Gesù non vince l'Oscar per gli effetti speciali.
IV Domenica anno B

 Dt 18,15-20; Sal 94; 1Cor 7,32-35; Mc 1,21-28


Il Vangelo di oggi chiude una lunga questione che nasce addirittura ai tempi di Mosé. Il popolo che era nel deserto in occasione dell'Esodo, dopo che erano fuggiti dall'Egitto e attraversato il Mar Rosso, ha avuto l'occasione di entrare e stare in contatto diretto con Dio.

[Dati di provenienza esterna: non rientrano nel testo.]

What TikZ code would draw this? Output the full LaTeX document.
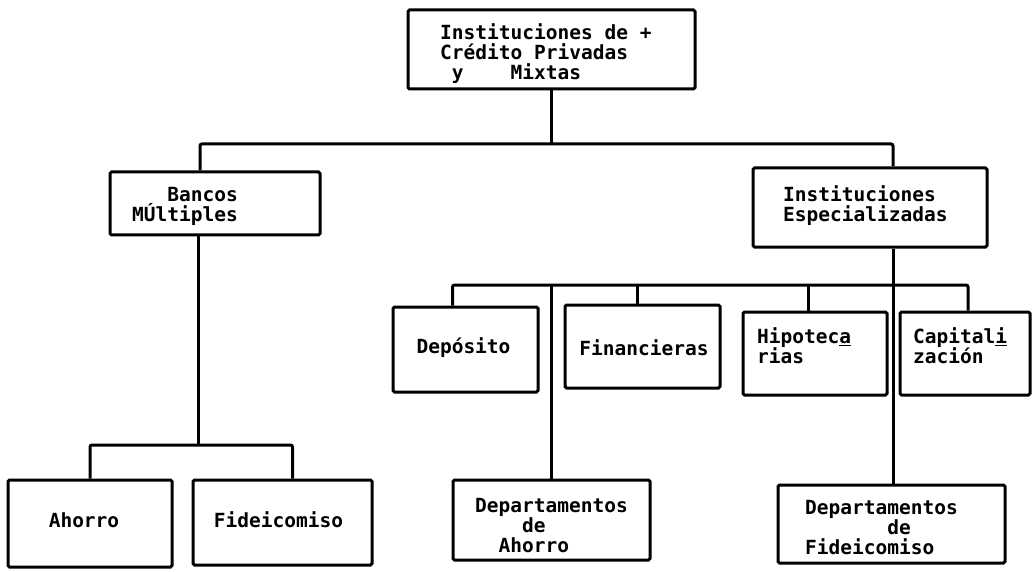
\documentclass[tikz,border=0pt]{standalone}
\usepackage{fontspec}
\setmonofont{DejaVu Sans Mono}
\begin{document}
\begin{tikzpicture}[x=1pt,y=-1pt,
  box/.style={draw=black, line width=3pt, rectangle, inner sep=0pt, rounded corners=1.5pt},
  txt/.style={inner sep=0pt, align=left, font=\fontsize{19.5}{20}\selectfont\ttfamily\bfseries},
  con/.style={draw=black, line width=3pt, rounded corners=2pt}]
\useasboundingbox (0,0) rectangle (1036,572);
% boxes
\node[box, minimum width=287pt, minimum height=79pt] (top) at (551.5,49.5) {};
\node[box, minimum width=210pt, minimum height=63pt] (bancos) at (215,203.5) {};
\node[box, minimum width=234pt, minimum height=79pt] (esp) at (870,207.5) {};
\node[box, minimum width=145pt, minimum height=85pt] (dep) at (465.5,349.5) {};
\node[box, minimum width=155pt, minimum height=83pt] (fin) at (642.5,346.5) {};
\node[box, minimum width=144pt, minimum height=83pt] (hipo) at (815,353.5) {};
\node[box, minimum width=130pt, minimum height=83pt] (capi) at (965,353.5) {};
\node[box, minimum width=197pt, minimum height=80pt] (deptA) at (551.5,520) {};
\node[box, minimum width=227pt, minimum height=78pt] (deptF) at (891.5,524) {};
\node[box, minimum width=164pt, minimum height=87pt] (ahorro) at (90,523.5) {};
\node[box, minimum width=179pt, minimum height=85pt] (fide) at (282.5,522.5) {};
% texts
\node[txt, anchor=west] (tTop) at (440,53.5) {Instituciones de +\\Crédito Privadas\\\hphantom{x}y\hphantom{xxxx}Mixtas};
\node[txt, anchor=west] (tBancos) at (132,206.5) {\hphantom{xxx}Bancos\\MÚltiples};
\node[txt, anchor=west] (tEsp) at (783,206) {Instituciones\\Especializadas};
\node[txt] (tDep) at (463.5,348) {Depósito};
\node[txt] (tFin) at (644,348) {Financieras};
\node[txt, anchor=west] (tHipo) at (757,346) {Hipotec\underline{a}\\rias};
\node[txt, anchor=west] (tCapi) at (913,346) {Capital\underline{i}\\zación};
\node[txt, anchor=west] (tDA) at (475,526) {Departamentos\\\hphantom{xxxx}de\\\hphantom{xx}Ahorro};
\node[txt, anchor=west] (tDF) at (805,527.5) {Departamentos\\\hphantom{xxxxxxx}de\\Fideicomiso};
\node[txt] (tAh) at (84,520) {Ahorro};
\node[txt] (tFi) at (278.5,520) {Fideicomiso};
% junctions
\coordinate (j1) at (552,144);
\coordinate (j2) at (198,445);
\coordinate (j3) at (893,285);
% connectors
\draw[con] (top.south) -- (top.south |- j1);
\draw[con] ([xshift=-15pt]bancos.north) |- (j1) -| ([xshift=23pt]esp.north);
\draw[con] ([xshift=-17pt]bancos.south) -- (j2);
\draw[con] (ahorro.north) |- (j2) -| ([xshift=10pt]fide.north);
\draw[con] ([xshift=23pt]esp.south) -- ([xshift=23pt]esp.south |- deptF.north);
\draw[con] ([xshift=-13pt]dep.north) |- (j3) -| ([xshift=3pt]capi.north);
\draw[con] ([xshift=-5pt]fin.north) -- ([xshift=-5pt]fin.north |- j3);
\draw[con] ([xshift=-7pt]hipo.north) -- ([xshift=-7pt]hipo.north |- j3);
\draw[con] (deptA.north) -- (deptA.north |- j3);
\end{tikzpicture}
\end{document}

Ma l'apparizione di Dio in mezzo a fulmine, saette, fuoco ecc. incute timore al popolo che manda avanti Mosé, proprio come si fa quando si spinge in avanti qualcuno al proprio posto, smarcandosi e tirandosi indietro. Il popolo scelse di avere un mediatore, qualcuno che stesse in mezzo, che facesse da ponte. Poi nel Deuteronomio, (l'ultimo libro del pentateuco, la Torah), nel brano che abbiamo ascoltato come prima lettura, sentiamo che Dio promette che arriverà un tempo in cui ci sarà qualcuno che sarà quel mediatore definitivo, che dirà tutte le Parole, che parlerà definitivamente in nome di Dio.  Poi nel Vangelo sentiamo che tutti «erano stupiti del suo insegnamento: egli infatti insegnava loro come uno che ha autorità, e non come gli scribi» già all'inizio, quando ancora non ha fatto nulla se non leggere nella sinagoga il testo della Torah e commentarlo.

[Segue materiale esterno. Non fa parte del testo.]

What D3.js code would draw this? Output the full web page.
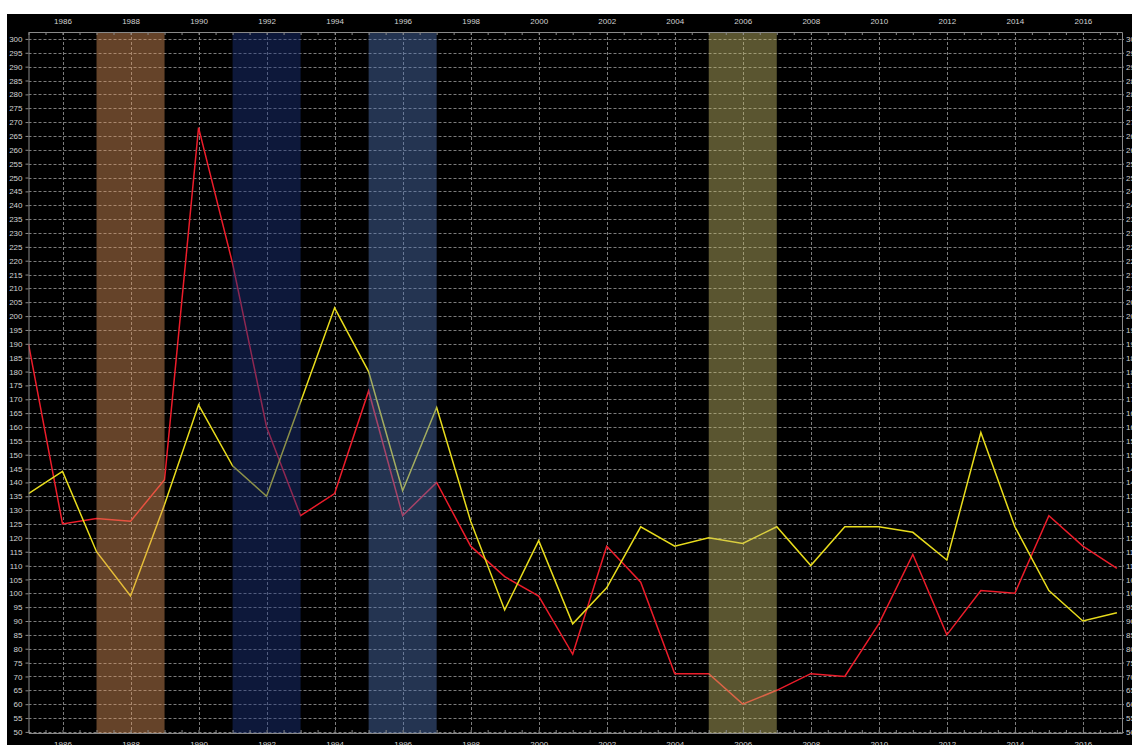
<!DOCTYPE html>
<html><head><meta charset="utf-8">
<script src="https://cdn.jsdelivr.net/npm/d3@7"></script>
<style>html,body{margin:0;padding:0;background:#fff;overflow:hidden}</style>
</head><body><svg id="c" width="1132" height="745"></svg>
<script>
const years = [1985,1986,1987,1988,1989,1990,1991,1992,1993,1994,1995,1996,1997,1998,1999,2000,2001,2002,2003,2004,2005,2006,2007,2008,2009,2010,2011,2012,2013,2014,2015,2016,2017];
const seriesRed = [190,125,127,126,141,268,219,160,128,136,173,128,140,117,106,99,78,117,104,71,71,60,65,71,70,89,114,85,101,100,128,117,109];
const seriesYellow = [136,144,115,99,132,168,146,135,169,203,180,137,167,126,94,119,89,102,124,117,120,118,124,110,124,124,122,112,158,124,101,90,93];
const bandStarts = [1987,1991,1995,2005];
const bandEnds = [1989,1993,1997,2007];
const bandColors = ["#e0955a","#1c3680","#5074b4","#c8bd6b"];
const xTickYears = [1986,1988,1990,1992,1994,1996,1998,2000,2002,2004,2006,2008,2010,2012,2014,2016];
const yTickValues = d3.range(50, 301, 5);

const svg = d3.select("#c");
const W = 1132, H = 745;
const x = d3.scaleLinear().domain([1985, 2017.15]).range([28.5, 1122]);
const y = d3.scaleLinear().domain([49.6, 302.5]).range([733, 32]);
const [x0, x1] = x.range();
const [yB, yT] = y.range();

svg.append("rect").attr("x",0).attr("y",0).attr("width",W).attr("height",H).attr("fill","#fff");
svg.append("rect").attr("x",7).attr("y",14).attr("width",W-7).attr("height",H-14).attr("fill","#000");

svg.append("defs").append("clipPath").attr("id","plot")
  .append("rect").attr("x",x0).attr("y",yT).attr("width",x1-x0).attr("height",yB-yT);

const plot = svg.append("g").attr("clip-path","url(#plot)");

// grid
const grid = plot.append("g").attr("stroke","#7c7c7c").attr("stroke-width",1).attr("stroke-dasharray","3,2");
grid.selectAll("line.h").data(yTickValues).join("line").attr("class","h")
  .attr("x1",x0).attr("x2",x1)
  .attr("y1",d=>Math.round(y(d))+0.5).attr("y2",d=>Math.round(y(d))+0.5);
grid.selectAll("line.v").data(xTickYears).join("line").attr("class","v")
  .attr("y1",yT).attr("y2",yB)
  .attr("x1",d=>Math.round(x(d))+0.5).attr("x2",d=>Math.round(x(d))+0.5);

// lines
const line = d3.line().x((d,i)=>x(years[i])).y(d=>y(d));
plot.append("path").datum(seriesRed).attr("fill","none").attr("stroke","#ec1c2a").attr("stroke-width",1.5).attr("d",line);
plot.append("path").datum(seriesYellow).attr("fill","none").attr("stroke","#e8dc1c").attr("stroke-width",1.5).attr("d",line);

// bands (overlay)
plot.selectAll("rect.band").data(bandStarts).join("rect").attr("class","band")
  .attr("x",d=>x(d)).attr("width",(d,i)=>x(bandEnds[i])-x(d))
  .attr("y",yT).attr("height",yB-yT)
  .attr("fill",(d,i)=>bandColors[i]).attr("fill-opacity",0.45);

const font = "'Liberation Sans', Arial, sans-serif";
function styleAxis(g){
  g.selectAll(".domain").attr("stroke","#8a8a8a");
  g.selectAll(".tick line").attr("stroke","#8a8a8a");
  g.selectAll("text").attr("fill","#d2d2d2").style("font-family",font).style("font-size","8px");
}
const halfYears = d3.range(1985, 2017.6, 0.5);

// top axis
const topG = svg.append("g").attr("transform",`translate(0,${yT})`)
  .call(d3.axisTop(x).tickValues(xTickYears).tickFormat(d3.format("d")).tickSize(0).tickPadding(8));
topG.call(styleAxis);
svg.append("g").attr("transform",`translate(0,${yT})`)
  .call(d3.axisTop(x).tickValues(halfYears).tickFormat("").tickSizeInner(-3).tickSizeOuter(0))
  .call(g=>{g.select(".domain").remove(); g.selectAll("line").attr("stroke","#8a8a8a");});

// bottom axis
const botG = svg.append("g").attr("transform",`translate(0,${yB})`)
  .call(d3.axisBottom(x).tickValues(xTickYears).tickFormat(d3.format("d")).tickSize(0).tickPadding(8));
botG.call(styleAxis);
svg.append("g").attr("transform",`translate(0,${yB})`)
  .call(d3.axisBottom(x).tickValues(halfYears).tickFormat("").tickSizeInner(-3).tickSizeOuter(0))
  .call(g=>{g.select(".domain").remove(); g.selectAll("line").attr("stroke","#8a8a8a");});

// left axis
svg.append("g").attr("transform",`translate(${x0},0)`)
  .call(d3.axisLeft(y).tickValues(yTickValues).tickFormat(d3.format("d")).tickSizeInner(3).tickSizeOuter(0).tickPadding(3))
  .call(styleAxis);

// right axis
svg.append("g").attr("transform",`translate(${x1},0)`)
  .call(d3.axisRight(y).tickValues(yTickValues).tickFormat(d3.format("d")).tickSizeInner(2).tickSizeOuter(0).tickPadding(2))
  .call(styleAxis);
</script></body></html>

Ma poi dopo non appena ha scacciato lo spirito impuro «Che è mai questo? Un insegnamento nuovo, dato con autorità. Comanda persino agli spiriti impuri e gli obbediscono»! Gesù realizza le parole che Dio stesso a rivolto al popolo tramite Mosé. Ecco il mediatore definitivo. Qualcosa di nuovo e straordinario che si realizza.
Allora
il popolo non era a pronto ad ascoltare la voce di Dio, ora, in Gesù non solo ne ascolta la voce, ma ne scopre il volto!
Il volto di Dio lo vediamo chiaramente nei gesti di Gesù. E quali sono i gesti che compie?
Il racconto del Vangelo ci parla di uomo che stava male. Possiamo parlare di una malattia dell'anima, del cuore, dello spirito, un uomo posseduto da uno spirito impuro. Quando Gesù incontra questo uomo cosa succede, cosa fa? Praticamente nulla. Nessun gesto eclatante, quasi nemmeno il minimo sindacale… parla. I gesti di Gesù non sono mai eclatanti, i miracoli non avvengono attraverso fuochi artificiali, segni del cielo, fulmini, saette, fumi vari. Niente effetti speciali! Quelle manifestazioni (teofanie) al tempo dell'Esodo avevano messo paura nel popolo che aveva chiesto espressamente non avvenissero più o che almeno a loro non fosse imposto di assistervi. I gesti di Gesù sono sempre semplici e piccoli, quasi irrilevanti o banali, l'esatto opposto di ciò che aveva fatto scappare. Con Gesù si tratta di parole semplici, di movimenti dolci, di gesti delicati. Gesù sceglie di venire incontro a chiunque lo cerca attraverso la semplicità delle situazioni quotidiane.
La sinagoga raccontata nel Vangelo è quella di Cafarnao, quella di Casa, la città dove ora Gesù abita. Il male non è fuori di essa, lo spirito impuro fa soffrire una persona della comunità. La nostra tentazione è quella di pensare che il male sia lontano, qualcosa che non ci appartiene, qualcosa che sono gli altri a causare, qualcosa che a noi al massimo può capitare ma di cui noi non siamo né possiamo lontanamente essere autori, responsabili. Scoprire che lo spirito impuro è dentro la Sinagoga, uno spazio sacro, in quella sinagoga, quella di casa, ci insegna che è l'esatto contrario, che si può nascondere nello spazio per noi più sacro, la nostra interiorità, la nostra spiritualità… che si aggira in casa nostra.
Il male può essere tra di noi, in mezzo a noi, anche in noi stessi, non è solo negli altri e nei lontani. Gesù però è più forte e basta invocarlo con semplicità per essere sollevati da quel male. Non vedremo grandi effetti speciali, ma la bellezza dei gesti e degli incontri semplici.